I won’t pretend it’s not nerve-wracking. You can see your audience clearly when they scowl or laugh or look terrified. There is some danger of stepping on a fork or someone’s foot, to say nothing of trailing your veil right through their soup.
But it’s also less difficult than it sounds.
For one thing, the boundaries are pretty obvious. There are physical boundaries, of course – tables and chairs, sometimes columns, Christmas trees,or wandering humans – but there are also behavioural boundaries. Do not shove any portion of your anatomy in anyone’s face. Do not force anyone to stand up and dance with you (I realize some dancers break this one). Keep track of your position in space so you don’t trip up the waitstaff or tread on small children.
Secondly, though – and this is counter-intuitive – the thing that makes dancing in a small venue not-so-scary is exactly the same thing that makes it most terrifying: the audience is right there looking at you. Sometimes looking you in the eye.

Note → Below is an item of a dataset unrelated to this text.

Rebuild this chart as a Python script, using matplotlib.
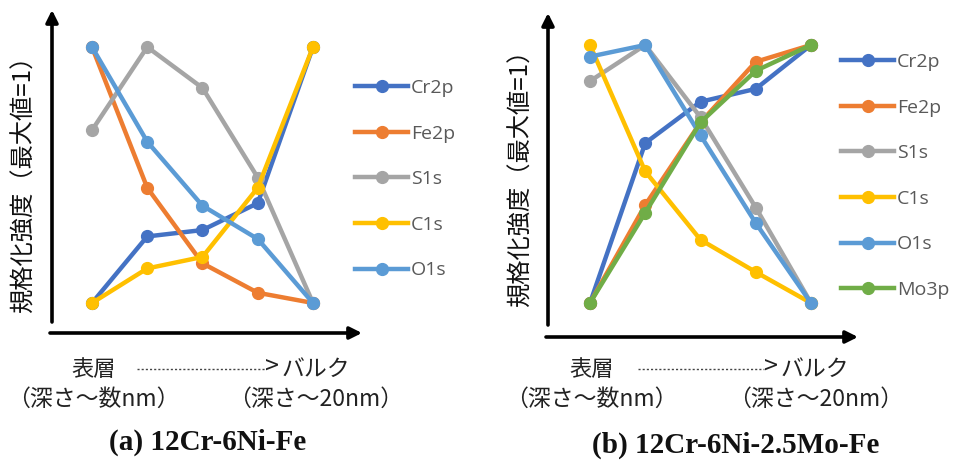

And that, for me, is the entire point of dancing.
That’s what I was talking about yesterday, with that Genki Sudo video: when you’re dancing, you’re saying something. More skilled dancers than I are able to speak in more subtle and sophisticated ways, communicating through intricate choreography, athleticism, and sheer grace. Someone like myself, whose enthusiasm outstrips her native ability by a ratio of about 2:1, has to rely a bit more on charisma and personal connection.
The audience looks me in the eye: I have to be looking back at them. What magic is possible in my performance hinges entirely on this.
I’m not going to make anyone see the world in some radical new way, not at my level of skill. The best I can hope for is to convey something of what the music makes me feel, something of why I’m doing this at all, why it feels so vital – so crucial – for me to be up there, a human among humans, completely present in myself and this moment.
I love dancing because it forces me to be present in the world. I live so much in my head, usually, but performance is directed outward. Performance is for other people. It enables me to be generous in a way I’m normally not, to offer up the most elemental parts of myself as a gift: joy, sorrow, playfulness, fury, exhilaration. Love of music. Love of motion.
You have to speak your truth and be utterly convinced that it’s worth saying. Accept your own authority on the matter. That part isn’t so different from writing; it’s all one art in the end.